- Dataset rows:
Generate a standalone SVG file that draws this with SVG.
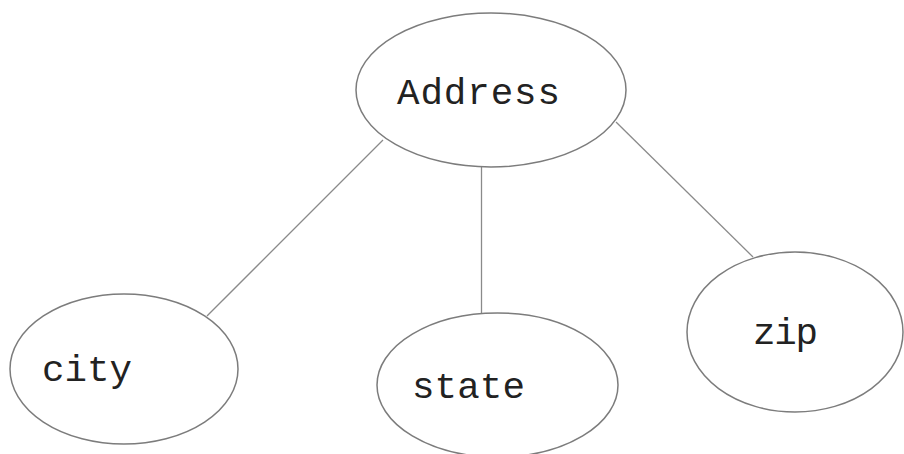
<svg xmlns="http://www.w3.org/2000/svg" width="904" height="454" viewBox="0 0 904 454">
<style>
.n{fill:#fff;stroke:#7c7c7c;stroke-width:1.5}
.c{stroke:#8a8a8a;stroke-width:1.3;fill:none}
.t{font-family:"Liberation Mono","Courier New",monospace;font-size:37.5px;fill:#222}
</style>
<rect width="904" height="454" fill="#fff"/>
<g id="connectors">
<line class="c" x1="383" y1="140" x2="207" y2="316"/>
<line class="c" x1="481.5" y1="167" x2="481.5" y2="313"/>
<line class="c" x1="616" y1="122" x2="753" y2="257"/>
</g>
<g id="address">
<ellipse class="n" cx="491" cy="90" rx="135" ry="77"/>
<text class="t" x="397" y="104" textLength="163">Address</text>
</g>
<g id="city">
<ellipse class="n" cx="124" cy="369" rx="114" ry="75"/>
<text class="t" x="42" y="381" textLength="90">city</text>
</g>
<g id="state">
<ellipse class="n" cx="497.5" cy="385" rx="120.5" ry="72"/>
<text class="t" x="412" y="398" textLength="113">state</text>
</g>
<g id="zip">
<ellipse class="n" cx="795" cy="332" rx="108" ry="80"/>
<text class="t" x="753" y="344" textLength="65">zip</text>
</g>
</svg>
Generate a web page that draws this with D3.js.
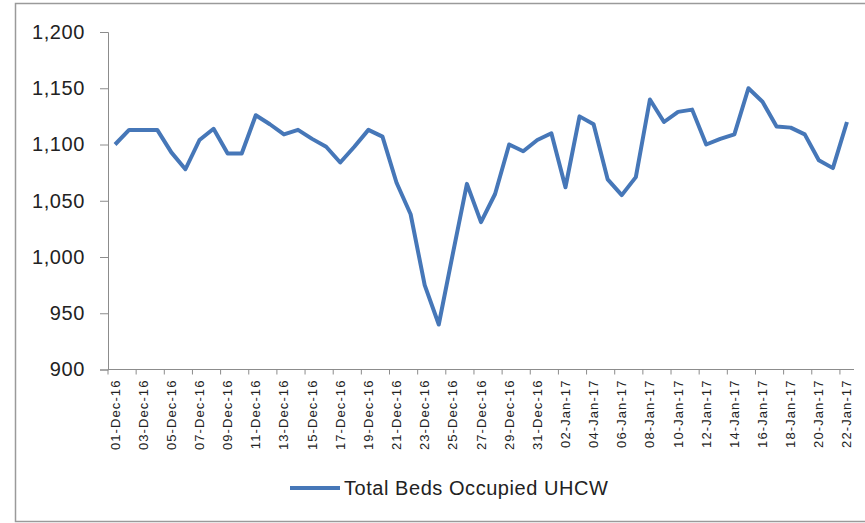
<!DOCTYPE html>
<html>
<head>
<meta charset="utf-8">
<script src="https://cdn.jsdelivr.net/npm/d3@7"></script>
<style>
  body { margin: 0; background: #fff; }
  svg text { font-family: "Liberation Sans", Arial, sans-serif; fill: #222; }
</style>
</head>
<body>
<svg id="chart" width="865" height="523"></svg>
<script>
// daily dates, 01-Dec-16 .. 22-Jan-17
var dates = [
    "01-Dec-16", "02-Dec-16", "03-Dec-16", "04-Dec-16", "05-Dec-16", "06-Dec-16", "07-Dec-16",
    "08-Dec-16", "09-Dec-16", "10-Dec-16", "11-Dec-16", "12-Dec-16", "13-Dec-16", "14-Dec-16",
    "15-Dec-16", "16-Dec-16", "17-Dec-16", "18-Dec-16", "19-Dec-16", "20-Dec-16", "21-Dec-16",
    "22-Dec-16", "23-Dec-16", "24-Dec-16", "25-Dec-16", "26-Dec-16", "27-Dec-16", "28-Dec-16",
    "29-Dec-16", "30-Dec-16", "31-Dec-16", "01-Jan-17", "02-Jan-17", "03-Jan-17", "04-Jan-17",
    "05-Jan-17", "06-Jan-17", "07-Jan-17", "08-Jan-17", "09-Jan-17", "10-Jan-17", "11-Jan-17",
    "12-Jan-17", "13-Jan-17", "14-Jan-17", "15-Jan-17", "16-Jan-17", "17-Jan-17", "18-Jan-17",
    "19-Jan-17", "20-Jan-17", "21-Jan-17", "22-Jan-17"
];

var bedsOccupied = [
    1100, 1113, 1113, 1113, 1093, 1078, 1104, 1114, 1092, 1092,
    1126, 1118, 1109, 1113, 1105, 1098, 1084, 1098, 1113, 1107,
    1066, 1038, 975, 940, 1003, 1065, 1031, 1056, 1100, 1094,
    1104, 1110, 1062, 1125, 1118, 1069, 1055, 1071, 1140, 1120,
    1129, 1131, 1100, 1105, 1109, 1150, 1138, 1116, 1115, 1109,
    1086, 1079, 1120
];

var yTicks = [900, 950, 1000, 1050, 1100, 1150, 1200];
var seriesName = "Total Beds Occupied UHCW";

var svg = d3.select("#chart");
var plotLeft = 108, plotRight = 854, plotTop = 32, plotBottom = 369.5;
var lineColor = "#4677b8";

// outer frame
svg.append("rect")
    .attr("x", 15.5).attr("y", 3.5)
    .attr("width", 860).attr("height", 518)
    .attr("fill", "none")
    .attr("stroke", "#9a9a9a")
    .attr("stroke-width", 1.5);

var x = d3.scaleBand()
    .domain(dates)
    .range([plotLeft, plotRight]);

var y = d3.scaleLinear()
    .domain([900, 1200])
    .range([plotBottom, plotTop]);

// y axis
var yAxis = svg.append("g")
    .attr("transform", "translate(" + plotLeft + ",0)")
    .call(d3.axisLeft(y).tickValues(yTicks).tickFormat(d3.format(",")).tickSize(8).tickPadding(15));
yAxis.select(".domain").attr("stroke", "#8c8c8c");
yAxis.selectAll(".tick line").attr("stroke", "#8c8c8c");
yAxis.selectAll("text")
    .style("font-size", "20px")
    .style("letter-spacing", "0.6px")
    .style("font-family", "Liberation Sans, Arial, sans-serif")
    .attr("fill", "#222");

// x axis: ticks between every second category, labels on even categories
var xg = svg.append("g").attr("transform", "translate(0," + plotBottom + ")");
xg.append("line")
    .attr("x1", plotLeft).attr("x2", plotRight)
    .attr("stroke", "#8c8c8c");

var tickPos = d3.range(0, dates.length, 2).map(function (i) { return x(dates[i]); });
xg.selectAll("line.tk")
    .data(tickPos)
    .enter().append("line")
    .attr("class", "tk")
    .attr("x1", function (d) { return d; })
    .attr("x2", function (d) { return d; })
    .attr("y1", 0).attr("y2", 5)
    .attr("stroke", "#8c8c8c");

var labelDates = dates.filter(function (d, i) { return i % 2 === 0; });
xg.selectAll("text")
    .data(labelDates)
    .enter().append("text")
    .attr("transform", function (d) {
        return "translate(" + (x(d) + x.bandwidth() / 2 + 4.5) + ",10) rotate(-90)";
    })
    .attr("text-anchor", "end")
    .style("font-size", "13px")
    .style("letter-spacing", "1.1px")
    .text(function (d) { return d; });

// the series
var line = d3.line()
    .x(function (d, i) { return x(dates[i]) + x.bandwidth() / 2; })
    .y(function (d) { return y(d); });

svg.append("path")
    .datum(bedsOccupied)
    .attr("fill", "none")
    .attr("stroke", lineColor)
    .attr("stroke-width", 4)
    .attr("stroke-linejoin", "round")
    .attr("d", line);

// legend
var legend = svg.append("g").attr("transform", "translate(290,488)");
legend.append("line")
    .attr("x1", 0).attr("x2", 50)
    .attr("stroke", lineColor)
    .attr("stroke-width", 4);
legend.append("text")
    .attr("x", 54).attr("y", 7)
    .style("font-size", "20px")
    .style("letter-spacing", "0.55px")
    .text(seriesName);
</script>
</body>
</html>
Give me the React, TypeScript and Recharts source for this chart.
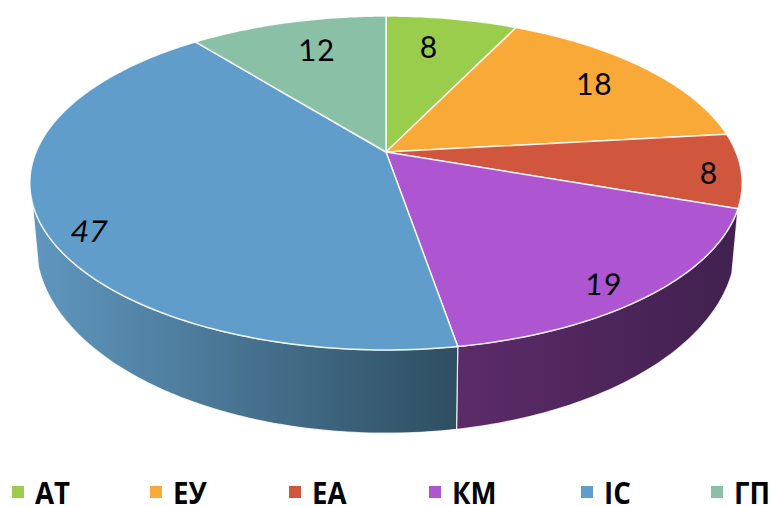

- What you should do: Copy all the lines of data exactly as they appear, dropping any images.

- Answer for the task:
Generate a standalone SVG file that draws this with SVG.
<svg xmlns="http://www.w3.org/2000/svg" width="904" height="454" viewBox="0 0 904 454">
<style>
.n{fill:#fff;stroke:#7c7c7c;stroke-width:1.5}
.c{stroke:#8a8a8a;stroke-width:1.3;fill:none}
.t{font-family:"Liberation Mono","Courier New",monospace;font-size:37.5px;fill:#222}
</style>
<rect width="904" height="454" fill="#fff"/>
<g id="connectors">
<line class="c" x1="383" y1="140" x2="207" y2="316"/>
<line class="c" x1="481.5" y1="167" x2="481.5" y2="313"/>
<line class="c" x1="616" y1="122" x2="753" y2="257"/>
</g>
<g id="address">
<ellipse class="n" cx="491" cy="90" rx="135" ry="77"/>
<text class="t" x="397" y="104" textLength="163">Address</text>
</g>
<g id="city">
<ellipse class="n" cx="124" cy="369" rx="114" ry="75"/>
<text class="t" x="42" y="381" textLength="90">city</text>
</g>
<g id="state">
<ellipse class="n" cx="497.5" cy="385" rx="120.5" ry="72"/>
<text class="t" x="412" y="398" textLength="113">state</text>
</g>
<g id="zip">
<ellipse class="n" cx="795" cy="332" rx="108" ry="80"/>
<text class="t" x="753" y="344" textLength="65">zip</text>
</g>
</svg>
Generate a web page that draws this with D3.js.
<!DOCTYPE html>
<html>
<head>
<meta charset="utf-8">
<script src="https://cdn.jsdelivr.net/npm/d3@7"></script>
<style>
  body { margin: 0; background: #fff; }
  svg text { font-family: "Liberation Sans", Arial, sans-serif; fill: #222; }
</style>
</head>
<body>
<svg id="chart" width="865" height="523"></svg>
<script>
// daily dates, 01-Dec-16 .. 22-Jan-17
var dates = [
    "01-Dec-16", "02-Dec-16", "03-Dec-16", "04-Dec-16", "05-Dec-16", "06-Dec-16", "07-Dec-16",
    "08-Dec-16", "09-Dec-16", "10-Dec-16", "11-Dec-16", "12-Dec-16", "13-Dec-16", "14-Dec-16",
    "15-Dec-16", "16-Dec-16", "17-Dec-16", "18-Dec-16", "19-Dec-16", "20-Dec-16", "21-Dec-16",
    "22-Dec-16", "23-Dec-16", "24-Dec-16", "25-Dec-16", "26-Dec-16", "27-Dec-16", "28-Dec-16",
    "29-Dec-16", "30-Dec-16", "31-Dec-16", "01-Jan-17", "02-Jan-17", "03-Jan-17", "04-Jan-17",
    "05-Jan-17", "06-Jan-17", "07-Jan-17", "08-Jan-17", "09-Jan-17", "10-Jan-17", "11-Jan-17",
    "12-Jan-17", "13-Jan-17", "14-Jan-17", "15-Jan-17", "16-Jan-17", "17-Jan-17", "18-Jan-17",
    "19-Jan-17", "20-Jan-17", "21-Jan-17", "22-Jan-17"
];

var bedsOccupied = [
    1100, 1113, 1113, 1113, 1093, 1078, 1104, 1114, 1092, 1092,
    1126, 1118, 1109, 1113, 1105, 1098, 1084, 1098, 1113, 1107,
    1066, 1038, 975, 940, 1003, 1065, 1031, 1056, 1100, 1094,
    1104, 1110, 1062, 1125, 1118, 1069, 1055, 1071, 1140, 1120,
    1129, 1131, 1100, 1105, 1109, 1150, 1138, 1116, 1115, 1109,
    1086, 1079, 1120
];

var yTicks = [900, 950, 1000, 1050, 1100, 1150, 1200];
var seriesName = "Total Beds Occupied UHCW";

var svg = d3.select("#chart");
var plotLeft = 108, plotRight = 854, plotTop = 32, plotBottom = 369.5;
var lineColor = "#4677b8";

// outer frame
svg.append("rect")
    .attr("x", 15.5).attr("y", 3.5)
    .attr("width", 860).attr("height", 518)
    .attr("fill", "none")
    .attr("stroke", "#9a9a9a")
    .attr("stroke-width", 1.5);

var x = d3.scaleBand()
    .domain(dates)
    .range([plotLeft, plotRight]);

var y = d3.scaleLinear()
    .domain([900, 1200])
    .range([plotBottom, plotTop]);

// y axis
var yAxis = svg.append("g")
    .attr("transform", "translate(" + plotLeft + ",0)")
    .call(d3.axisLeft(y).tickValues(yTicks).tickFormat(d3.format(",")).tickSize(8).tickPadding(15));
yAxis.select(".domain").attr("stroke", "#8c8c8c");
yAxis.selectAll(".tick line").attr("stroke", "#8c8c8c");
yAxis.selectAll("text")
    .style("font-size", "20px")
    .style("letter-spacing", "0.6px")
    .style("font-family", "Liberation Sans, Arial, sans-serif")
    .attr("fill", "#222");

// x axis: ticks between every second category, labels on even categories
var xg = svg.append("g").attr("transform", "translate(0," + plotBottom + ")");
xg.append("line")
    .attr("x1", plotLeft).attr("x2", plotRight)
    .attr("stroke", "#8c8c8c");

var tickPos = d3.range(0, dates.length, 2).map(function (i) { return x(dates[i]); });
xg.selectAll("line.tk")
    .data(tickPos)
    .enter().append("line")
    .attr("class", "tk")
    .attr("x1", function (d) { return d; })
    .attr("x2", function (d) { return d; })
    .attr("y1", 0).attr("y2", 5)
    .attr("stroke", "#8c8c8c");

var labelDates = dates.filter(function (d, i) { return i % 2 === 0; });
xg.selectAll("text")
    .data(labelDates)
    .enter().append("text")
    .attr("transform", function (d) {
        return "translate(" + (x(d) + x.bandwidth() / 2 + 4.5) + ",10) rotate(-90)";
    })
    .attr("text-anchor", "end")
    .style("font-size", "13px")
    .style("letter-spacing", "1.1px")
    .text(function (d) { return d; });

// the series
var line = d3.line()
    .x(function (d, i) { return x(dates[i]) + x.bandwidth() / 2; })
    .y(function (d) { return y(d); });

svg.append("path")
    .datum(bedsOccupied)
    .attr("fill", "none")
    .attr("stroke", lineColor)
    .attr("stroke-width", 4)
    .attr("stroke-linejoin", "round")
    .attr("d", line);

// legend
var legend = svg.append("g").attr("transform", "translate(290,488)");
legend.append("line")
    .attr("x1", 0).attr("x2", 50)
    .attr("stroke", lineColor)
    .attr("stroke-width", 4);
legend.append("text")
    .attr("x", 54).attr("y", 7)
    .style("font-size", "20px")
    .style("letter-spacing", "0.55px")
    .text(seriesName);
</script>
</body>
</html>
Give me the React, TypeScript and Recharts source for this chart.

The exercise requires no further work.